The key ingredient not to overlook with process improvement and project management is continued monitoring of the performance of the process. To date, I believe that’s where the pricing mechanisms have fallen apart to some extent, because law firms weren’t paying attention to the processes or the economics. It was a “lack of management” problem.
Firms are doing the legal work, but yet no one seems to be monitoring the process as a whole to make sure the time being invested in the work was commensurate with the fee that had been quoted, especially if you’re in a flat fee arrangement. One of the misperceptions in pricing is the constant focus on rates. On the contrary, the smartest strategy is to price the work based on the cost to produce the work and then determine a profitable arrangement. When I conduct various Legal Lean Sigma® Certification courses, the economic mantra continues to be monitor, monitor, monitor.

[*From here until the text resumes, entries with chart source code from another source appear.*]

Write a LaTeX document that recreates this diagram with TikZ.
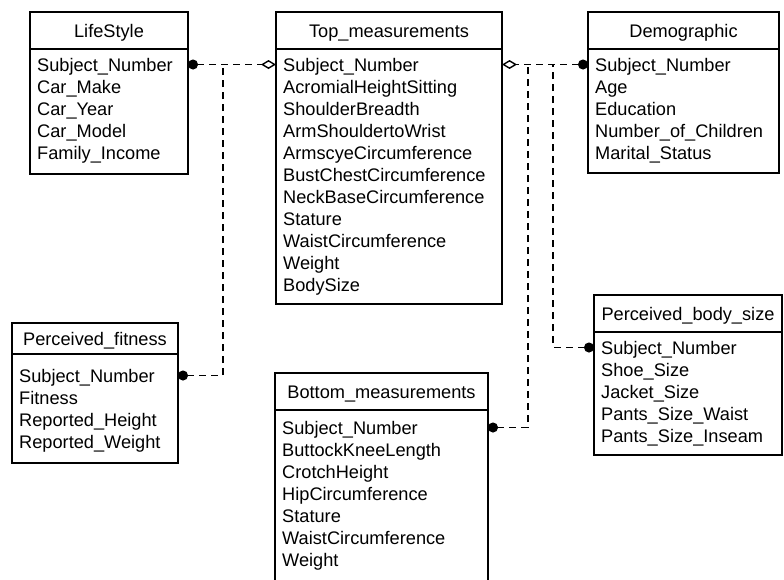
\documentclass[tikz,border=0pt]{standalone}
\usepackage{fontspec}
\setmainfont{Liberation Sans}
\usetikzlibrary{arrows.meta,calc}
\newcommand{\entfnt}{\fontsize{18.2}{22}\selectfont}
\begin{document}
\begin{tikzpicture}[x=1pt,y=-1pt,
  ent/.style={draw, line width=1.5pt, anchor=north west, inner sep=0pt, outer sep=0pt},
  hdr/.style={ent, font=\entfnt, text height=15pt, text depth=2pt},
  row/.style={anchor=base west, inner sep=0pt, font=\entfnt},
  rel/.style={line width=1.4pt, dash pattern=on 7pt off 5pt},
  dottip/.style={{Circle[length=10pt]}-},
  dotdia/.style={{Circle[length=10pt]}-{Diamond[open,length=15pt,width=9pt,line width=1.4pt]}}
]
\clip (0,0) rectangle (784,579);
% LifeStyle
\node[hdr, minimum width=158pt, minimum height=37pt] (lsh) at (30,12) {LifeStyle};
\node[ent, minimum width=158pt, minimum height=125pt] (lsb) at (30,49) {};
\foreach \t [count=\i] in {Subject\_Number,Car\_Make,Car\_Year,Car\_Model,Family\_Income}
  \node[row] (ls\i) at (37,49+22*\i) {\t};
% Top_measurements
\node[hdr, minimum width=226pt, minimum height=37pt] (tmh) at (276,12) {Top\_measurements};
\node[ent, minimum width=226pt, minimum height=255pt] (tmb) at (276,49) {};
\foreach \t [count=\i] in {Subject\_Number,AcromialHeightSitting,ShoulderBreadth,ArmShouldertoWrist,ArmscyeCircumference,BustChestCircumference,NeckBaseCircumference,Stature,WaistCircumference,Weight,BodySize}
  \node[row] (tm\i) at (283,49+22*\i) {\t};
% Demographic
\node[hdr, minimum width=191pt, minimum height=37pt] (dmh) at (588,12) {Demographic};
\node[ent, minimum width=191pt, minimum height=124pt] (dmb) at (588,49) {};
\foreach \t [count=\i] in {Subject\_Number,Age,Education,Number\_of\_Children,Marital\_Status}
  \node[row] (dm\i) at (595,49+22*\i) {\t};
% Perceived_fitness
\node[hdr, minimum width=166pt, minimum height=31pt] (pfh) at (12,323) {Perceived\_fitness};
\node[ent, minimum width=166pt, minimum height=109pt] (pfb) at (12,354) {};
\foreach \t [count=\i] in {Subject\_Number,Fitness,Reported\_Height,Reported\_Weight}
  \node[row] (pf\i) at (19,360+22*\i) {\t};
% Bottom_measurements
\node[hdr, minimum width=213pt, minimum height=37pt] (bmh) at (275,373) {Bottom\_measurements};
\node[ent, minimum width=213pt, minimum height=230pt] (bmb) at (275,410) {};
\foreach \t [count=\i] in {Subject\_Number,ButtockKneeLength,CrotchHeight,HipCircumference,Stature,WaistCircumference,Weight}
  \node[row] (bm\i) at (282,412+22*\i) {\t};
% Perceived_body_size
\node[hdr, minimum width=188pt, minimum height=37pt] (pbh) at (594,295) {Perceived\_body\_size};
\node[ent, minimum width=188pt, minimum height=123pt] (pbb) at (594,332) {};
\foreach \t [count=\i] in {Subject\_Number,Shoe\_Size,Jacket\_Size,Pants\_Size\_Waist,Pants\_Size\_Inseam}
  \node[row] (pb\i) at (601,332+22*\i) {\t};
% junctions
\coordinate (jl) at (223,64.5);
\coordinate (jb) at (528,64.5);
\coordinate (jp) at (553,64.5);
% connectors
\draw[rel, dotdia] ($(lsb.east |- ls1.base)+(0,-6.5)$) -- ($(tmb.west |- tm1.base)+(0,-6.5)$);
\draw[rel, dottip] ($(pfb.east |- pf1.base)+(0,-6.5)$) -| (jl);
\draw[rel, dotdia] ($(dmb.west |- dm1.base)+(0,-6.5)$) -- ($(tmb.east |- tm1.base)+(0,-6.5)$);
\draw[rel, dottip] ($(bmb.east |- bm1.base)+(0,-6.5)$) -| (jb);
\draw[rel, dottip] ($(pbb.west |- pb1.base)+(0,-6.5)$) -| (jp);
\end{tikzpicture}
\end{document}
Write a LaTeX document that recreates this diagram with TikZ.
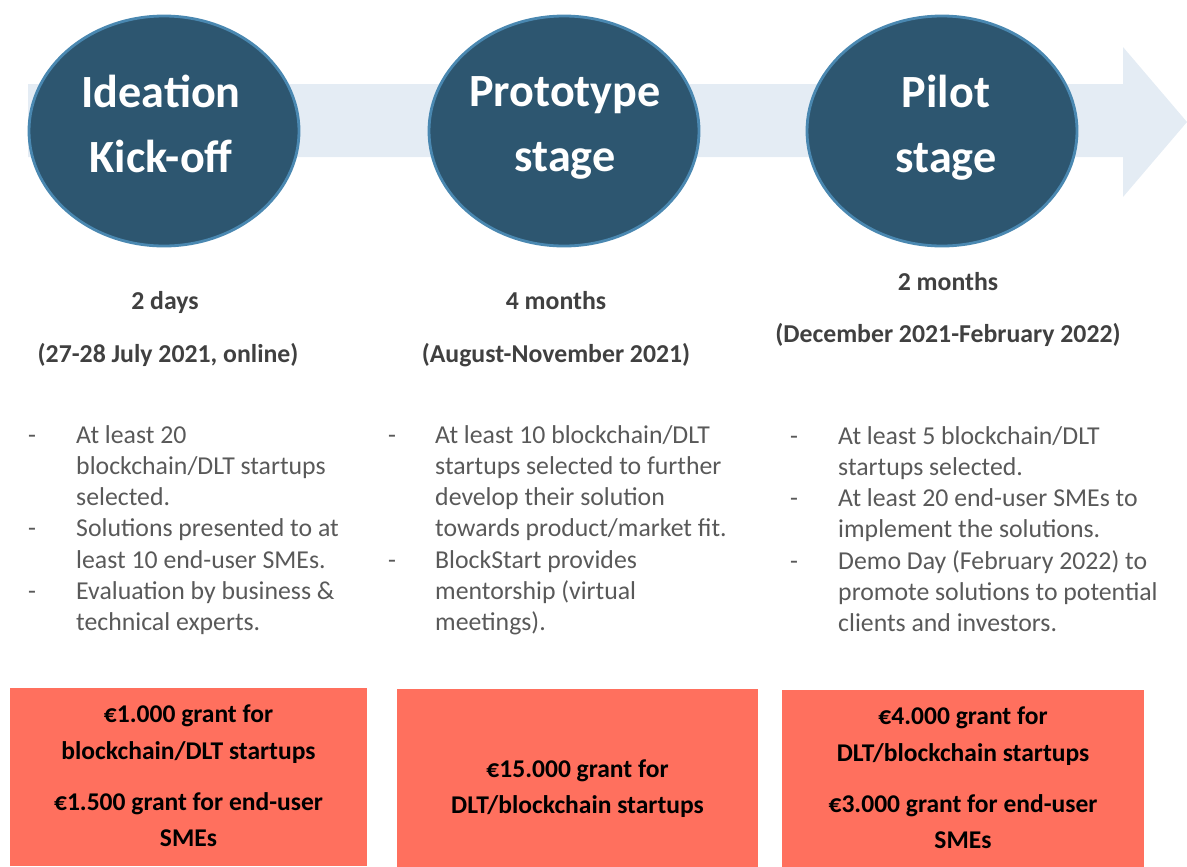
\documentclass[tikz,border=0pt]{standalone}
\usepackage{xcolor}
\usepackage{fontspec}
\setmainfont{Carlito}
\usepackage{tikz}
\usetikzlibrary{shapes.geometric}
\usetikzlibrary{positioning}

\definecolor{stagefill}{HTML}{2D5670}
\definecolor{stageline}{HTML}{4A88B1}
\definecolor{bandblue}{HTML}{E4ECF4}
\definecolor{grantred}{HTML}{FF705E}
\definecolor{bodygray}{HTML}{595959}
\definecolor{headgray}{HTML}{404040}

\begin{document}
\begin{tikzpicture}[x=0.03cm,y=-0.03cm,
  stage/.style={ellipse,fill=stagefill,draw=stageline,line width=2.4pt,
    minimum width=8.1cm,minimum height=6.9cm,inner sep=0pt},
  stagetitle/.style={text=white,align=center,
    font=\fontsize{39.4}{55.5}\selectfont\bfseries},
  period/.style={anchor=base,inner sep=0pt,text=headgray,
    font=\fontsize{22}{24}\selectfont\bfseries},
  tasks/.style={anchor=base west,inner sep=0pt,text=bodygray,
    font=\fontsize{22}{26.7}\selectfont},
  fund/.style={anchor=north west,fill=grantred,inner sep=0pt,minimum height=5.34cm},
  grant/.style={align=center,font=\fontsize{21.8}{30.9}\selectfont\bfseries}]
\useasboundingbox (0,0) rectangle (1187,866);

% timeline band
\fill[bandblue] (28,84) -- (1123,84) -- (1123,47) -- (1187,122)
  -- (1123,197) -- (1123,157) -- (28,157) -- cycle;

% stages
\node[stage] at (164,131) (ideation) {};
\node[stage] at (564,131) (prototype) {};
\node[stage] at (942,131) (pilot) {};
\node[stagetitle] at (161,124) (ideationtitle) {Ideation\\Kick-off};
\node[stagetitle] at (565,128) (prototypetitle) {Prototype\\stage};
\node[stagetitle] at (946,128) (pilottitle) {Pilot\\stage};

% durations
\node[period] at (165,309) (ideationtime) {2 days};
\node[period] at (168,362) (ideationdate) {(27-28 July 2021, online)};
\node[period] at (556,309) (prototypetime) {4 months};
\node[period] at (556,362) (prototypedate) {(August-November 2021)};
\node[period] at (948,290) (pilottime) {2 months};
\node[period] at (948,342) (pilotdate) {(December 2021-February 2022)};

% activities
\node[tasks] at (28,443) (ideationtasks) {\begin{tabular}[t]{@{}p{1.44cm}@{}l@{}}
- & At least 20\\
  & blockchain/DLT startups\\
  & selected.\\
- & Solutions presented to at\\
  & least 10 end-user SMEs.\\
- & Evaluation by business \&\\
  & technical experts.
\end{tabular}};
\node[tasks] at (388,443) (prototypetasks) {\begin{tabular}[t]{@{}p{1.41cm}@{}l@{}}
- & At least 10 blockchain/DLT\\
  & startups selected to further\\
  & develop their solution\\
  & towards product/market fit.\\
- & BlockStart provides\\
  & mentorship (virtual\\
  & meetings).
\end{tabular}};
\node[tasks] at (790,444) (pilottasks) {\begin{tabular}[t]{@{}p{1.44cm}@{}l@{}}
- & At least 5 blockchain/DLT\\
  & startups selected.\\
- & At least 20 end-user SMEs to\\
  & implement the solutions.\\
- & Demo Day (February 2022) to\\
  & promote solutions to potential\\
  & clients and investors.
\end{tabular}};

% grants
\node[fund,minimum width=10.71cm] at (10,688) (ideationfund) {};
\node[fund,minimum width=10.83cm] at (397,689) (prototypefund) {};
\node[fund,minimum width=10.86cm] at (782,690) (pilotfund) {};
\node[grant] at (188.5,776) (ideationgrant) {€1.000 grant for\\blockchain/DLT startups\\[12.8pt]
  €1.500 grant for end-user\\SMEs};
\node[grant] at (577.5,789) (prototypegrant) {€15.000 grant for\\DLT/blockchain startups};
\node[grant] at (963,778) (pilotgrant) {€4.000 grant for\\DLT/blockchain startups\\[12.8pt]
  €3.000 grant for end-user\\SMEs};
\end{tikzpicture}
\end{document}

One of the messages I give to law firms when I’m introducing them to Legal Lean Sigma® is that another recession is certain to come. And that means that now more than ever, law firms have got to step up their game and look at their processes and at how they’re managing these processes — while always striving to find ways to make the processes more efficient and more cost effective. Finally, to keep going on that track, firms need to be monitoring and controlling their processes to the point where the process is naturally generating what you want it to do.
And that’s really when the price mechanisms become essential.
Remember, pricing is going to be impacted greatly by the ability of a law firm to improve its processes in order to generate legal services and monitor those processes properly to generate profit. Firms that step up their game will differentiate themselves among their competitors, and firms that are slow to the pickup are the ones that are going to fall behind and bear the brunt of the next economic downturn.